Frankfurter Zeitung, 9 February 1929

44. The Patron

It is among the characteristics of the hotel manager that it’s not possible to tell his age. The observer is mystified to see a fifty-year-old hotel manager at eleven in the morning, who by three o’clock will be a dashing forty, and late at night, fifty again, as he was in the morning. Not as rapidly as his physiognomy, but still remarkably fast are the changes in his hair and beard. There are times when little threads of silver seem to infiltrate his coal-black moustache. A couple of days later they are gone. Sometimes one seems to catch the hair on his head beginning to thin. Then a day or two later, there it is again, in all its familiar silky, almost feminine abundance.

Even though he is the utterly cosmopolitan manager of an utterly cosmopolitan hotel, the staff only ever refers to him as le patron. Maybe it’s a challenge to the poor employees, even though they spend their whole lifetimes in the vicinity of modern capital, to conceive of a publicly owned company as their bread-giver, to serve an abstract notion sprung from thin ribbons of tickertape; and to see the man who hires and fires them, who orders them to do one thing and forbids them to do something else, merely as the employee of a mysterious joint-stock company. It’s simpler to take him for a “patron”. If he were the actual owner, yes, even if he were only a shareholder, then — that’s my sense of him — he surely wouldn’t stand for the populist, provincial, and faintly demeaning title of “patron”. But as things stand, the director is quite pleased, even a little flattered, to be addressed as “patron”.

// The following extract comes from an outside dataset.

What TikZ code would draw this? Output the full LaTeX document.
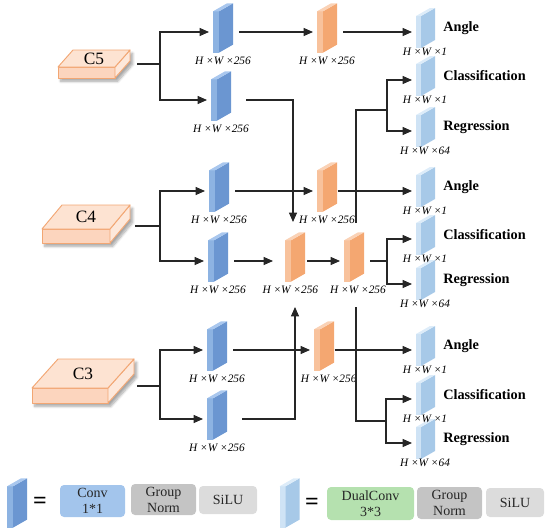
\documentclass[tikz,border=0pt]{standalone}
\usepackage{fontspec}
\setmainfont{Liberation Serif}
\usetikzlibrary{arrows.meta,positioning,calc,shadows.blur}

\definecolor{convfront}{HTML}{8DB3E2}
\definecolor{convside}{HTML}{6B96D1}
\definecolor{convtop}{HTML}{A9C7EE}
\definecolor{fusefront}{HTML}{F8C29C}
\definecolor{fuseside}{HTML}{F4A771}
\definecolor{fusetop}{HTML}{FAD2B6}
\definecolor{headfront}{HTML}{CFE3F5}
\definecolor{headside}{HTML}{A7C9E8}
\definecolor{headtop}{HTML}{DDECF9}
\definecolor{mapedge}{HTML}{F2A673}
\definecolor{maptop}{HTML}{FDE3D2}
\definecolor{mapfront}{HTML}{FCD5BE}
\definecolor{mapside}{HTML}{FDE8DB}
\definecolor{convfill}{HTML}{A3C5EC}
\definecolor{dualfill}{HTML}{B5E1AF}
\definecolor{normfill}{HTML}{C4C4C4}
\definecolor{silufill}{HTML}{DCDCDC}

\tikzset{
  link/.style={draw=black!85, line width=0.8pt},
  arr/.style={link, -{Triangle[length=7pt,width=6pt]}, shorten >=3pt},
  from slab/.style={shorten <=#1},
  from slab/.default=15pt,
  thin slab/.style={minimum width=4.5pt, minimum height=31pt},
  head slab/.style={minimum width=3.75pt, minimum height=24pt},
  slabface/.style={inner sep=0pt, outer sep=0pt, fill=#1front},
  dimlbl/.style={font=\fontsize{8.5}{10}\selectfont\itshape, inner sep=0pt, xshift=3pt},
  headlbl/.style={font=\fontsize{10.7}{12}\selectfont\bfseries, inner sep=0pt, yshift=3pt},
  maplbl/.style={font=\fontsize{13}{14}\selectfont, inner sep=0pt},
  mapface/.style={draw=mapedge, line width=0.7pt, line join=round},
  legbox/.style={rounded corners=3pt, align=center, inner sep=0pt,
    font=\fontsize{10.5}{12}\selectfont, text=black!85},
  eqsign/.style={font=\fontsize{18}{18}\selectfont\bfseries},
}

% thin 3D slab: name, front-face centre, colour set, size style
\newcommand{\slab}[4]{%
  \node[slabface=#3, #4] (#1) at (#2) {};
  \fill[#3side] (#1.north east) -- ++(14,-8) -- ([shift={(14,-8)}]#1.south east) -- (#1.south east) -- cycle;
  \fill[#3top] (#1.north west) -- ++(14,-8) -- ([shift={(14,-8)}]#1.north east) -- (#1.north east) -- cycle;
}

% backbone feature map: name, front top-left, width, thickness, depth x, depth y, text
\newcommand{\featmap}[7]{%
  \path (#2) coordinate (#1A) ++(#3,0) coordinate (#1B) ++(#5,#6) coordinate (#1Bk) ++(0,#4) coordinate (#1Ck);
  \path (#2) ++(#5,#6) coordinate (#1Ak);
  \path (#2) ++(0,#4) coordinate (#1D);
  \path (#1B) ++(0,#4) coordinate (#1C);
  \fill[white, blur shadow={shadow xshift=2pt, shadow yshift=-2.5pt, shadow blur steps=8, shadow opacity=35}]
    (#1D) -- (#1A) -- (#1Ak) -- (#1Bk) -- (#1Ck) -- (#1C) -- cycle;
  \filldraw[mapface, fill=mapfront] (#1A) rectangle (#1C);
  \filldraw[mapface, fill=mapside] (#1B) -- (#1Bk) -- (#1Ck) -- (#1C) -- cycle;
  \filldraw[mapface, fill=maptop] (#1A) -- (#1Ak) -- (#1Bk) -- (#1B) -- cycle;
  \node[maplbl] (#1) at ($(#1A)!0.5!(#1Bk)$) {#7};
}

\begin{document}
\begin{tikzpicture}[x=0.75pt, y=-0.75pt]
  \useasboundingbox (0,0) rectangle (550,532);

  % backbone maps
  \featmap{c5}{58,67}{57}{11}{15}{-17}{C5}
  \featmap{c4}{42,229}{68}{14}{20}{-24}{C4}
  \featmap{c3}{32,388}{76}{15}{26}{-29}{C3}
  \coordinate (c5 out) at (137,64);
  \coordinate (c4 out) at (135,226);
  \coordinate (c3 out) at (137,386);

  % 1*1 conv slabs
  \slab{b51}{216,32}{conv}{thin slab}
  \slab{b52}{214,100}{conv}{thin slab}
  \slab{b41}{212,191}{conv}{thin slab}
  \slab{b42}{211,261}{conv}{thin slab}
  \slab{b31}{210,350}{conv}{thin slab}
  \slab{b32}{210,419}{conv}{thin slab}

  % fused maps
  \slab{o5}{320,32}{fuse}{thin slab}
  \slab{oT}{320,191}{fuse}{thin slab}
  \slab{oA}{288,261}{fuse}{thin slab}
  \slab{oB}{347,261}{fuse}{thin slab}
  \slab{oC}{317,350}{fuse}{thin slab}

  % head outputs
  \slab{a5}{418.5,32}{head}{head slab}
  \slab{s5}{418.5,80}{head}{head slab}
  \slab{r5}{418.5,131}{head}{head slab}
  \slab{a4}{418.5,191}{head}{head slab}
  \slab{s4}{418.5,239}{head}{head slab}
  \slab{r4}{418.5,284}{head}{head slab}
  \slab{a3}{418.5,350}{head}{head slab}
  \slab{s3}{418.5,399}{head}{head slab}
  \slab{r3}{418.5,443}{head}{head slab}

  % size labels
  \node[dimlbl, below=3pt of b51.south east] (l51) {H ×W ×256};
  \node[dimlbl, below=3pt of b52.south east] (l52) {H ×W ×256};
  \node[dimlbl, below=3pt of b41.south east] (l41) {H ×W ×256};
  \node[dimlbl, below=3pt of b42.south east] (l42) {H ×W ×256};
  \node[dimlbl, below=3pt of b31.south east] (l31) {H ×W ×256};
  \node[dimlbl, below=3pt of b32.south east] (l32) {H ×W ×256};
  \node[dimlbl, below=3pt of o5.south east] (lo5) {H ×W ×256};
  \node[dimlbl, below=3pt of oT.south east] (loT) {H ×W ×256};
  \node[dimlbl, below=3pt of oA.south east, xshift=-3.5pt] (loA) {H ×W ×256};
  \node[dimlbl, below=3pt of oB.south east, xshift=3pt] (loB) {H ×W ×256};
  \node[dimlbl, below=3pt of oC.south east, xshift=3.5pt] (loC) {H ×W ×256};
  \foreach \h/\c in {a5/1, s5/1, r5/64, a4/1, s4/1, r4/64, a3/1, s3/1, r3/64}
    \node[dimlbl, below=0pt of \h.south east] (l\h) {H ×W ×\c};

  % head names
  \foreach \h/\t in {a5/Angle, s5/Classification, r5/Regression,
                     a4/Angle, s4/Classification, r4/Regression,
                     a3/Angle, s3/Classification, r3/Regression}
    \node[headlbl, anchor=west, right=16.5pt of \h] (t\h) {\t};

  % level 5
  \coordinate (j5) at (160,64);
  \draw[link] (c5 out) -- (j5);
  \draw[arr] (j5) |- (b51);
  \draw[arr] (j5) |- (b52);
  \draw[arr, from slab] (b51) -- (o5);
  \draw[arr, from slab] (o5) -- (a5);
  \coordinate (d5) at (293,222);
  \draw[arr, from slab=22pt, shorten >=0pt] (b52) -| (d5);
  \coordinate (u5) at (356,223);
  \coordinate (k5) at (387,110);
  \draw[link] (u5) |- (k5);
  \draw[arr] (k5) |- (s5);
  \draw[arr] (k5) |- (r5);

  % level 4
  \coordinate (j4) at (160,226);
  \draw[link] (c4 out) -- (j4);
  \draw[arr] (j4) |- (b41);
  \draw[arr] (j4) |- (b42);
  \draw[arr, from slab] (b41) -- (oT);
  \draw[arr, from slab=11pt] (oT) -- (a4);
  \draw[arr, from slab, shorten >=9pt] (b42) -- (oA);
  \draw[arr, from slab=12pt] (oA) -- (oB);
  \coordinate (k4) at (387,261);
  \draw[link, from slab] (oB) -- (k4);
  \draw[arr] (k4) |- (s4);
  \draw[arr] (k4) |- (r4);

  % level 3
  \coordinate (j3) at (160,386);
  \draw[link] (c3 out) -- (j3);
  \draw[arr] (j3) |- (b31);
  \draw[arr] (j3) |- (b32);
  \draw[arr, from slab] (b31) -- (oC);
  \draw[arr, from slab=11pt] (oC) -- (a3);
  \coordinate (d3) at (295,307);
  \draw[arr, from slab=22pt, shorten >=0pt] (b32) -| (d3);
  \coordinate (u3) at (356,307);
  \coordinate (k3) at (386,421);
  \draw[link] (u3) |- (k3);
  \draw[arr] (k3) |- (s3);
  \draw[arr] (k3) |- (r3);

  % legend
  \slab{lg1}{10,507}{conv}{thin slab}
  \node[eqsign] (eq1) at (40,503) {=};
  \node[legbox, fill=convfill, minimum width=48.75pt, minimum height=24pt] (conv) at (92.5,501) {Conv\\1*1};
  \node[legbox, fill=normfill, minimum width=48.75pt, minimum height=23.25pt] (gn1) at (163.5,499.5) {Group\\Norm};
  \node[legbox, fill=silufill, minimum width=43.5pt, minimum height=21pt] (silu1) at (228,500) {SiLU};
  \slab{lg2}{282.5,507}{head}{thin slab}
  \node[eqsign] (eq2) at (312,504) {=};
  \node[legbox, fill=dualfill, minimum width=65.25pt, minimum height=24.75pt] (dual) at (370.5,503.5) {DualConv\\3*3};
  \node[legbox, fill=normfill, minimum width=48.75pt, minimum height=24pt] (gn2) at (449.5,503) {Group\\Norm};
  \node[legbox, fill=silufill, minimum width=43.5pt, minimum height=21.75pt] (silu2) at (515,502.5) {SiLU};
\end{tikzpicture}
\end{document}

Such secrets of his soul as I sometimes think I can guess at, along with other, more evident traits of his, have long kept me from warming to the director as I would have liked. Writerly objectivity demands a certain sympathy for the person one describes, a literary sympathy, that in certain circumstances can even be expended on a louse. But my private heart beats in a sentimental (and now rather unfashionable) way for the lesser beings who are given orders and who obey, obey, obey, and rarely allows me to feel anything but objectivity for the others who order, order, order. As far as the director is concerned, then, I sometimes repeat the extenuating circumstance: he too receives orders; only from his shareholders! But the orders he receives are given him once a year, and they hold good for all 365 days, they are general instructions, written down on thick paper, almost like official documents. He can impart them to those below as he thinks fit, and if they seem harsh, as often, he can make them still harsher, which does something to make his own lot seem easier to him by comparison. Insofar as the ladder leading up to the company board is visible, then he, the director, is on its topmost rung.